Pero ahora no sirve de nada lamentarse y rasgarse las vestiduras. En estas circunstancias difíciles, las partes involucradas deben tratar de asegurar honrosamente lo mejor para el RU. Solo nos queda esperar que los partidarios del Brexit tengan al menos la mitad de razón, por difícil que sea imaginarlo. En cualquier caso, las cartas están dadas y hay que hacer lo mejor que se pueda con ellas.

Pero nos salen a la mente tres desafíos inmediatos.

En primer lugar, ahora que David Cameron dejó en claro que renunciará, el ala derecha del Partido Conservador y algunos de sus miembros más acérrimos dominarán el nuevo gobierno. Cameron no tenía elección: no podía de ningún modo ir a Bruselas como representante de unos colegas que lo traicionaron, para negociar algo en lo que no cree. Si su sucesor es un líder del Brexit, a Gran Bretaña le espera ser gobernada por alguien que se pasó las últimas diez semanas esparciendo mentiras.

En segundo lugar, los lazos que mantienen unido al RU (en particular a Escocia e Irlanda del Norte, ambos lugares donde ganó el voto a favor de la permanencia) comenzarán a sufrir grandes tensiones. Espero que la revuelta pro‑Brexit no conduzca inevitablemente a un referendo por la ruptura del RU, pero sin duda ahora es una posibilidad.

En tercer lugar, Gran Bretaña tendrá que empezar a negociar su salida muy pronto. Es difícil imaginar que pueda terminar en una relación con la UE mejor que la que tiene hoy. A todos los británicos les aguarda la difícil tarea de convencer a sus amigos en todo el mundo de que no abandonaron también la sensatez.
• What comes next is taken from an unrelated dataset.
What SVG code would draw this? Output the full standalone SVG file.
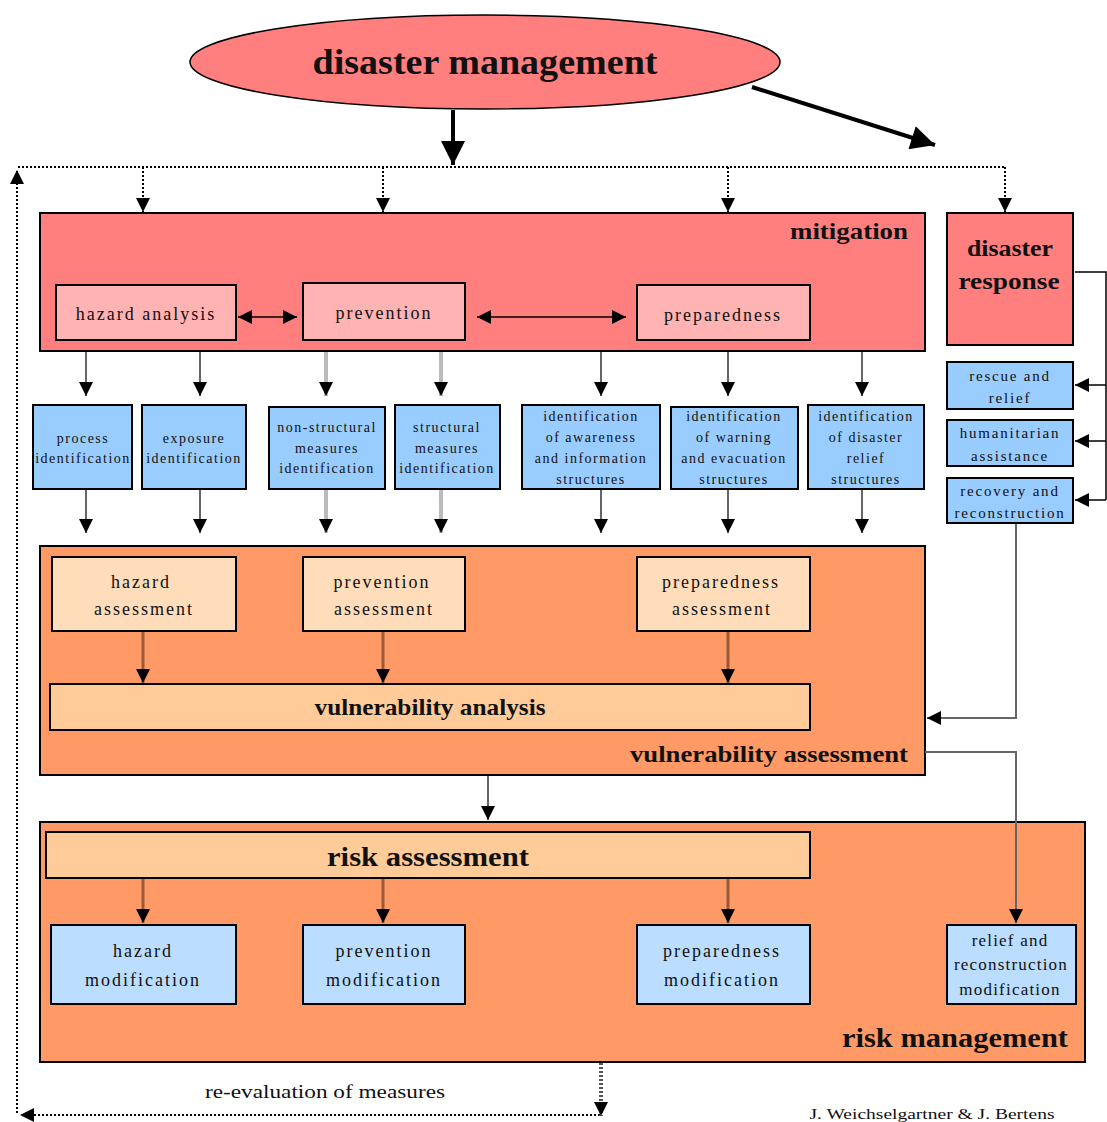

La campaña del referendo revivió la política nacionalista, que en definitiva siempre gira en torno de la raza, la inmigración y las conspiraciones. Todos los que estamos en el campo proeuropeo tenemos por delante la tarea de tratar de contener las fuerzas que el Brexit liberó y afirmar la clase de valores que en el pasado nos ganaron tantos amigos y admiradores en todo el mundo.

Esto comenzó en los años cuarenta, con Winston Churchill y su visión de Europa. Para describir el modo en que terminará, nada mejor que uno de los aforismos más famosos de Churchill: «El problema con el suicidio político es que uno queda vivo para lamentarlo».

En realidad, muchos votantes pro‑Brexit tal vez no vivan lo suficiente para lamentarlo. Pero es casi seguro que lo lamentarán los jóvenes británicos que en abrumadora mayoría votaron por seguir siendo parte de Europa.